Task: Reproduce the listing below word for word, with no pictures.

Available data:

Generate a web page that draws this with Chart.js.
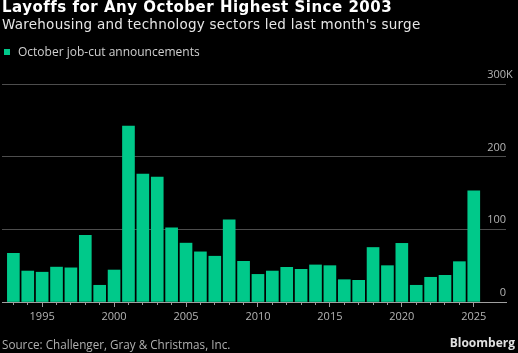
<!DOCTYPE html>
<html>
<head>
<meta charset="utf-8">
<script src="https://cdn.jsdelivr.net/npm/chart.js@4/dist/chart.umd.min.js"></script>
<style>
  html, body { margin: 0; padding: 0; background: #000; }
  #wrap { position: relative; width: 518px; height: 353px; background: #000; overflow: hidden; font-family: "Open Sans", sans-serif; }
  #c { position: absolute; left: 0; top: 0; }
  .t { position: absolute; white-space: nowrap; line-height: 1; }
  #title { left: 2px; top: 0px; font-family: "DejaVu Sans", sans-serif; font-size: 15px; letter-spacing: 0.5px; font-weight: 700; color: #fff; }
  #subtitle { left: 2px; top: 18px; font-family: "DejaVu Sans", sans-serif; font-size: 13.5px; letter-spacing: 0.25px; color: #e6e6e6; }
  #legend { left: 4px; top: 46px; font-size: 12px; color: #d0d0d0; }
  #legend .sw { display: inline-block; width: 6px; height: 6px; background: #00c98a; margin-right: 8px; vertical-align: 1px; }
  #source { left: 2px; top: 339px; font-size: 11.7px; color: #b0b0b0; }
  #brand { right: 3px; top: 337px; font-size: 12px; font-weight: 700; color: #e0e0e0; }
</style>
</head>
<body>
<div id="wrap">
  <canvas id="c" width="518" height="353"></canvas>
  <div class="t" id="title">Layoffs for Any October Highest Since 2003</div>
  <div class="t" id="subtitle">Warehousing and technology sectors led last month's surge</div>
  <div class="t" id="legend"><span class="sw"></span>October job-cut announcements</div>
  <div class="t" id="source">Source: Challenger, Gray &amp; Christmas, Inc.</div>
  <div class="t" id="brand">Bloomberg</div>
</div>
<script>
const years = [1993,1994,1995,1996,1997,1998,1999,2000,2001,2002,2003,2004,2005,2006,2007,2008,2009,2010,2011,2012,2013,2014,2015,2016,2017,2018,2019,2020,2021,2022,2023,2024,2025];
const jobCuts = [67,42.6,41,48,47,91.7,23,44,242,176,172,102,81,69,63,113,56,38,42.6,47.7,45,51,50,30.7,29.8,75,50,80.7,23,34,36.7,55.5,153];
const yTicks = [0,100,200,300];
const xLabelYears = [1995,2000,2005,2010,2015,2020,2025];

const barColor = '#00c98a';
const xMin = 1992.21, xMax = 2027.24;

const yLabelPlugin = {
  id: 'yLabels',
  afterDatasetsDraw(chart) {
    const y = chart.scales.y;
    const ctx = chart.ctx;
    const right = chart.chartArea.right;
    ctx.save();
    ctx.font = '11px "Open Sans", sans-serif';
    ctx.fillStyle = '#b4b4b4';
    ctx.textBaseline = 'alphabetic';
    yTicks.forEach(v => {
      const py = y.getPixelForValue(v) - 6;
      const txt = String(v);
      ctx.textAlign = 'right';
      ctx.fillText(txt, right, py);
      if (v === yTicks[yTicks.length - 1]) {
        ctx.textAlign = 'left';
        ctx.fillText('K', right, py);
      }
    });
    ctx.restore();
  }
};

new Chart(document.getElementById('c'), {
  type: 'bar',
  data: {
    datasets: [{
      label: 'October job-cut announcements',
      data: years.map((yr, i) => ({ x: yr, y: jobCuts[i] })),
      backgroundColor: barColor,
      borderWidth: 0,
      barThickness: 12,
      xAxisID: 'x'
    }]
  },
  options: {
    responsive: false,
    animation: false,
    layout: { padding: { top: 84, left: 2, right: 12, bottom: 0 } },
    plugins: { legend: { display: false }, tooltip: { enabled: false }, title: { display: false } },
    scales: {
      x: {
        type: 'linear',
        min: xMin,
        max: xMax,
        bounds: 'data',
        offset: false,
        position: 'bottom',
        weight: 0,
        afterBuildTicks: (s) => { s.ticks = years.map(v => ({ value: v })); },
        afterFit: (s) => { s.height = 0; },
        grid: { display: true, offset: false, drawOnChartArea: false, drawTicks: true, tickLength: 3, tickColor: '#9a9a9a', tickWidth: 1 },
        border: { display: true, color: '#a0a0a0', width: 1 },
        ticks: { display: false }
      },
      xMajor: {
        type: 'linear',
        min: xMin,
        max: xMax,
        bounds: 'data',
        offset: false,
        position: 'bottom',
        weight: 1,
        afterBuildTicks: (s) => { s.ticks = xLabelYears.map(v => ({ value: v })); },
        afterFit: (s) => { s.height = 51; },
        grid: { display: true, offset: false, drawOnChartArea: false, drawTicks: true, tickLength: 5, tickColor: '#9a9a9a', tickWidth: 1 },
        border: { display: false },
        ticks: {
          color: '#b4b4b4',
          font: { family: '"Open Sans", sans-serif', size: 11 },
          padding: 3,
          maxRotation: 0,
          autoSkip: false,
          callback: (v) => String(v)
        }
      },
      y: {
        type: 'linear',
        min: 0,
        max: 300,
        position: 'right',
        afterBuildTicks: (s) => { s.ticks = yTicks.map(v => ({ value: v })); },
        afterFit: (s) => { s.width = 0; },
        grid: { color: '#4d4d4d', lineWidth: 1, drawTicks: false },
        border: { display: false },
        ticks: { display: false }
      }
    }
  },
  plugins: [yLabelPlugin]
});
</script>
</body>
</html>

Written reply:
Generate a web page that draws this with Chart.js.
<!DOCTYPE html>
<html>
<head>
<meta charset="utf-8">
<script src="https://cdn.jsdelivr.net/npm/chart.js@4/dist/chart.umd.min.js"></script>
<style>
  html, body { margin: 0; padding: 0; background: #000; }
  #wrap { position: relative; width: 518px; height: 353px; background: #000; overflow: hidden; font-family: "Open Sans", sans-serif; }
  #c { position: absolute; left: 0; top: 0; }
  .t { position: absolute; white-space: nowrap; line-height: 1; }
  #title { left: 2px; top: 0px; font-family: "DejaVu Sans", sans-serif; font-size: 15px; letter-spacing: 0.5px; font-weight: 700; color: #fff; }
  #subtitle { left: 2px; top: 18px; font-family: "DejaVu Sans", sans-serif; font-size: 13.5px; letter-spacing: 0.25px; color: #e6e6e6; }
  #legend { left: 4px; top: 46px; font-size: 12px; color: #d0d0d0; }
  #legend .sw { display: inline-block; width: 6px; height: 6px; background: #00c98a; margin-right: 8px; vertical-align: 1px; }
  #source { left: 2px; top: 339px; font-size: 11.7px; color: #b0b0b0; }
  #brand { right: 3px; top: 337px; font-size: 12px; font-weight: 700; color: #e0e0e0; }
</style>
</head>
<body>
<div id="wrap">
  <canvas id="c" width="518" height="353"></canvas>
  <div class="t" id="title">Layoffs for Any October Highest Since 2003</div>
  <div class="t" id="subtitle">Warehousing and technology sectors led last month's surge</div>
  <div class="t" id="legend"><span class="sw"></span>October job-cut announcements</div>
  <div class="t" id="source">Source: Challenger, Gray &amp; Christmas, Inc.</div>
  <div class="t" id="brand">Bloomberg</div>
</div>
<script>
const years = [1993,1994,1995,1996,1997,1998,1999,2000,2001,2002,2003,2004,2005,2006,2007,2008,2009,2010,2011,2012,2013,2014,2015,2016,2017,2018,2019,2020,2021,2022,2023,2024,2025];
const jobCuts = [67,42.6,41,48,47,91.7,23,44,242,176,172,102,81,69,63,113,56,38,42.6,47.7,45,51,50,30.7,29.8,75,50,80.7,23,34,36.7,55.5,153];
const yTicks = [0,100,200,300];
const xLabelYears = [1995,2000,2005,2010,2015,2020,2025];

const barColor = '#00c98a';
const xMin = 1992.21, xMax = 2027.24;

const yLabelPlugin = {
  id: 'yLabels',
  afterDatasetsDraw(chart) {
    const y = chart.scales.y;
    const ctx = chart.ctx;
    const right = chart.chartArea.right;
    ctx.save();
    ctx.font = '11px "Open Sans", sans-serif';
    ctx.fillStyle = '#b4b4b4';
    ctx.textBaseline = 'alphabetic';
    yTicks.forEach(v => {
      const py = y.getPixelForValue(v) - 6;
      const txt = String(v);
      ctx.textAlign = 'right';
      ctx.fillText(txt, right, py);
      if (v === yTicks[yTicks.length - 1]) {
        ctx.textAlign = 'left';
        ctx.fillText('K', right, py);
      }
    });
    ctx.restore();
  }
};

new Chart(document.getElementById('c'), {
  type: 'bar',
  data: {
    datasets: [{
      label: 'October job-cut announcements',
      data: years.map((yr, i) => ({ x: yr, y: jobCuts[i] })),
      backgroundColor: barColor,
      borderWidth: 0,
      barThickness: 12,
      xAxisID: 'x'
    }]
  },
  options: {
    responsive: false,
    animation: false,
    layout: { padding: { top: 84, left: 2, right: 12, bottom: 0 } },
    plugins: { legend: { display: false }, tooltip: { enabled: false }, title: { display: false } },
    scales: {
      x: {
        type: 'linear',
        min: xMin,
        max: xMax,
        bounds: 'data',
        offset: false,
        position: 'bottom',
        weight: 0,
        afterBuildTicks: (s) => { s.ticks = years.map(v => ({ value: v })); },
        afterFit: (s) => { s.height = 0; },
        grid: { display: true, offset: false, drawOnChartArea: false, drawTicks: true, tickLength: 3, tickColor: '#9a9a9a', tickWidth: 1 },
        border: { display: true, color: '#a0a0a0', width: 1 },
        ticks: { display: false }
      },
      xMajor: {
        type: 'linear',
        min: xMin,
        max: xMax,
        bounds: 'data',
        offset: false,
        position: 'bottom',
        weight: 1,
        afterBuildTicks: (s) => { s.ticks = xLabelYears.map(v => ({ value: v })); },
        afterFit: (s) => { s.height = 51; },
        grid: { display: true, offset: false, drawOnChartArea: false, drawTicks: true, tickLength: 5, tickColor: '#9a9a9a', tickWidth: 1 },
        border: { display: false },
        ticks: {
          color: '#b4b4b4',
          font: { family: '"Open Sans", sans-serif', size: 11 },
          padding: 3,
          maxRotation: 0,
          autoSkip: false,
          callback: (v) => String(v)
        }
      },
      y: {
        type: 'linear',
        min: 0,
        max: 300,
        position: 'right',
        afterBuildTicks: (s) => { s.ticks = yTicks.map(v => ({ value: v })); },
        afterFit: (s) => { s.width = 0; },
        grid: { color: '#4d4d4d', lineWidth: 1, drawTicks: false },
        border: { display: false },
        ticks: { display: false }
      }
    }
  },
  plugins: [yLabelPlugin]
});
</script>
</body>
</html>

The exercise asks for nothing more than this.